- TASK STATEMENT:
Copy from the first line below down to and including the line with "t.textContent=v;". Skip the pictures.

Dataset rows
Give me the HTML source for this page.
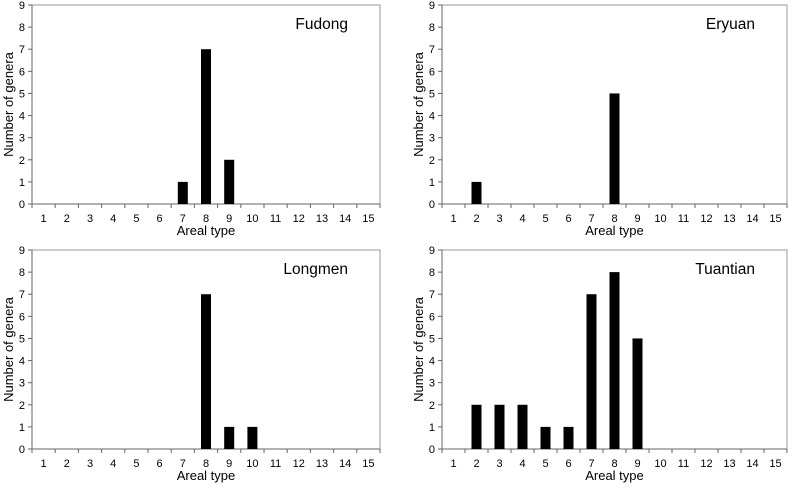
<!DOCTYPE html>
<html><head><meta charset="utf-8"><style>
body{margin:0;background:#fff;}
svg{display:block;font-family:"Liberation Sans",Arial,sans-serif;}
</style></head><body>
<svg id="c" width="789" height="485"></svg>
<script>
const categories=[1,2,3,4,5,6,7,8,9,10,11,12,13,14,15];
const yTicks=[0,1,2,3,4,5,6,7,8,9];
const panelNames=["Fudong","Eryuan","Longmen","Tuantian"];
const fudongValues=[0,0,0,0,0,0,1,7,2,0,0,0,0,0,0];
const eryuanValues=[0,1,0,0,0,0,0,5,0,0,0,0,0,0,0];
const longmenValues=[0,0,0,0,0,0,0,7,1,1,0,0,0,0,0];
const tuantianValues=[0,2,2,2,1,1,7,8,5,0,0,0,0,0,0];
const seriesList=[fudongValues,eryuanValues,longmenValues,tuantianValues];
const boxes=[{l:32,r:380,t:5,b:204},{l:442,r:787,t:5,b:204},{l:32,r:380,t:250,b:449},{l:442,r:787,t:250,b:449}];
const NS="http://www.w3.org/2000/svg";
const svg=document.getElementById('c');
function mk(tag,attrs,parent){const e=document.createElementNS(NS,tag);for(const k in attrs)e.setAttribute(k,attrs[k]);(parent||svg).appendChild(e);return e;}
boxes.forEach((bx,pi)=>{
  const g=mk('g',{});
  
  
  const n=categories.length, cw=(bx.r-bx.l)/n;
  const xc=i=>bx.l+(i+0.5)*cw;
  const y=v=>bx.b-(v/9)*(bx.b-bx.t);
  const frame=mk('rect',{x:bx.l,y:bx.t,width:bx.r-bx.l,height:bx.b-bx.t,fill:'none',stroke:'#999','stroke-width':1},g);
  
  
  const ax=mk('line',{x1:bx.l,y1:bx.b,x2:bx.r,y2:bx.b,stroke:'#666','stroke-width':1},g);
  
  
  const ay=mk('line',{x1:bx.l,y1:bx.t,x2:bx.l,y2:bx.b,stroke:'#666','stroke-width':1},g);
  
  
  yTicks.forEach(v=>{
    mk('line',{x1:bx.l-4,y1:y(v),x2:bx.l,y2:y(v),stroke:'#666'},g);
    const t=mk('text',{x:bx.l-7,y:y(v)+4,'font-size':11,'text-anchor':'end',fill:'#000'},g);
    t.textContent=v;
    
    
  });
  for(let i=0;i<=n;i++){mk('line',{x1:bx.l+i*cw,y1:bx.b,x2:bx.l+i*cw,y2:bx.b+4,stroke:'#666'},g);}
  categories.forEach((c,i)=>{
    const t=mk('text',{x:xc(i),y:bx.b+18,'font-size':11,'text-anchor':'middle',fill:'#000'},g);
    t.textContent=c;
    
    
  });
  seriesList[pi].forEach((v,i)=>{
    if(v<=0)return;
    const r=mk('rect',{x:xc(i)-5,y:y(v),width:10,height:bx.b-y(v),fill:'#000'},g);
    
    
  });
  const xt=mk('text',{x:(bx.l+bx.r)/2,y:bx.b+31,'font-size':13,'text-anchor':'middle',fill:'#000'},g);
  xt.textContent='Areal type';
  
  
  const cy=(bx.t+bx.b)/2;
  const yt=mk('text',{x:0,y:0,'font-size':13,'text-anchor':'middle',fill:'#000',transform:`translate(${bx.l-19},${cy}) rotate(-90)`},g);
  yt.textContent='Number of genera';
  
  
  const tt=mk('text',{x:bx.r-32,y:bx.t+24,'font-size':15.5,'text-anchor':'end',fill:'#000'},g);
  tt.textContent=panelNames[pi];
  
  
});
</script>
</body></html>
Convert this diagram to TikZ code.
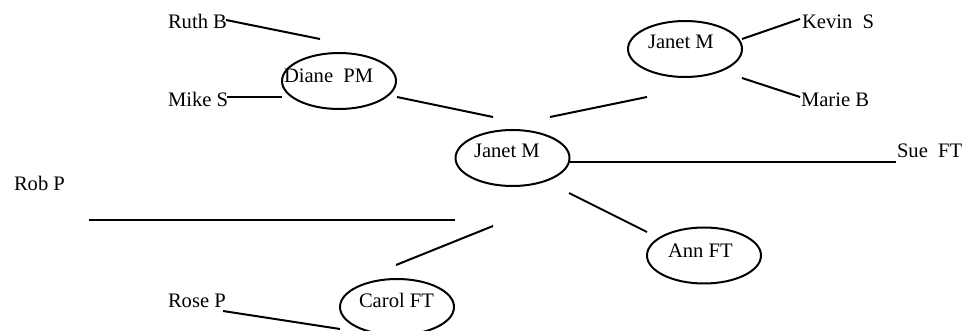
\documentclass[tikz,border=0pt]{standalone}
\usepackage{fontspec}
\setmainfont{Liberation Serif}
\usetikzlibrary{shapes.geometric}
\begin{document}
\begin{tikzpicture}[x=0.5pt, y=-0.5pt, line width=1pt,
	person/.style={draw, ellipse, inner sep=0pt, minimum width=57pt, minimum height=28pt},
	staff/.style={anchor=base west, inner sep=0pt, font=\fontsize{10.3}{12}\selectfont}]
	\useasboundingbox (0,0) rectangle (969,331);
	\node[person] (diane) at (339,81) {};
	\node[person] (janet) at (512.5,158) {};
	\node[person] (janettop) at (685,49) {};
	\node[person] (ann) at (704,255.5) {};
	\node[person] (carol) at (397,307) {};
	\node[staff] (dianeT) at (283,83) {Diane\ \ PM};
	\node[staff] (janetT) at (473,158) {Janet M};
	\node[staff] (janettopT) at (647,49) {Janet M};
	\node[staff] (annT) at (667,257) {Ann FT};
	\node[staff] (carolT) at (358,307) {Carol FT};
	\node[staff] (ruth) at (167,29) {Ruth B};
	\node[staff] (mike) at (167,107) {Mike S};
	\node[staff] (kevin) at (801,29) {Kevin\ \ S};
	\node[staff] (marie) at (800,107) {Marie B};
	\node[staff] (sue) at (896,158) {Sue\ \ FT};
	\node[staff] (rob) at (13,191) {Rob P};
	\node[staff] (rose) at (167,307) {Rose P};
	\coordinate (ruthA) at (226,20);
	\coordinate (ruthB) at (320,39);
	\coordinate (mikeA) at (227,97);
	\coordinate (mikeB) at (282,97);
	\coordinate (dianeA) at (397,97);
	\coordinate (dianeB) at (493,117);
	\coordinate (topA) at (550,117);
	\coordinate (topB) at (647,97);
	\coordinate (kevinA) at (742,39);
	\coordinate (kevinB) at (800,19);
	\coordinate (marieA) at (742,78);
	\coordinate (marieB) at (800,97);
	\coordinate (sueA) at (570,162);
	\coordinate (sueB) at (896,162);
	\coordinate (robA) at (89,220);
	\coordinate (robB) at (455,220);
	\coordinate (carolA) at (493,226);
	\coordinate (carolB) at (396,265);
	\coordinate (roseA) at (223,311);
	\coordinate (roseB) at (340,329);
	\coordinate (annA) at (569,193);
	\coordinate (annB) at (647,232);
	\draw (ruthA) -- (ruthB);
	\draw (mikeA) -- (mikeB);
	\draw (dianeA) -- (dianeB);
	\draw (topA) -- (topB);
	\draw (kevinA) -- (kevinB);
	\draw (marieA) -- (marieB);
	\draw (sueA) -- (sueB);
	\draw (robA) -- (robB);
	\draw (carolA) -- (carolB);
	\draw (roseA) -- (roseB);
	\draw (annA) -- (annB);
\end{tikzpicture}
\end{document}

- RESPONSE TO THE EXERCISE:
Give me the HTML source for this page.
<!DOCTYPE html>
<html><head><meta charset="utf-8"><style>
body{margin:0;background:#fff;}
svg{display:block;font-family:"Liberation Sans",Arial,sans-serif;}
</style></head><body>
<svg id="c" width="789" height="485"></svg>
<script>
const categories=[1,2,3,4,5,6,7,8,9,10,11,12,13,14,15];
const yTicks=[0,1,2,3,4,5,6,7,8,9];
const panelNames=["Fudong","Eryuan","Longmen","Tuantian"];
const fudongValues=[0,0,0,0,0,0,1,7,2,0,0,0,0,0,0];
const eryuanValues=[0,1,0,0,0,0,0,5,0,0,0,0,0,0,0];
const longmenValues=[0,0,0,0,0,0,0,7,1,1,0,0,0,0,0];
const tuantianValues=[0,2,2,2,1,1,7,8,5,0,0,0,0,0,0];
const seriesList=[fudongValues,eryuanValues,longmenValues,tuantianValues];
const boxes=[{l:32,r:380,t:5,b:204},{l:442,r:787,t:5,b:204},{l:32,r:380,t:250,b:449},{l:442,r:787,t:250,b:449}];
const NS="http://www.w3.org/2000/svg";
const svg=document.getElementById('c');
function mk(tag,attrs,parent){const e=document.createElementNS(NS,tag);for(const k in attrs)e.setAttribute(k,attrs[k]);(parent||svg).appendChild(e);return e;}
boxes.forEach((bx,pi)=>{
  const g=mk('g',{});
  
  
  const n=categories.length, cw=(bx.r-bx.l)/n;
  const xc=i=>bx.l+(i+0.5)*cw;
  const y=v=>bx.b-(v/9)*(bx.b-bx.t);
  const frame=mk('rect',{x:bx.l,y:bx.t,width:bx.r-bx.l,height:bx.b-bx.t,fill:'none',stroke:'#999','stroke-width':1},g);
  
  
  const ax=mk('line',{x1:bx.l,y1:bx.b,x2:bx.r,y2:bx.b,stroke:'#666','stroke-width':1},g);
  
  
  const ay=mk('line',{x1:bx.l,y1:bx.t,x2:bx.l,y2:bx.b,stroke:'#666','stroke-width':1},g);
  
  
  yTicks.forEach(v=>{
    mk('line',{x1:bx.l-4,y1:y(v),x2:bx.l,y2:y(v),stroke:'#666'},g);
    const t=mk('text',{x:bx.l-7,y:y(v)+4,'font-size':11,'text-anchor':'end',fill:'#000'},g);
    t.textContent=v;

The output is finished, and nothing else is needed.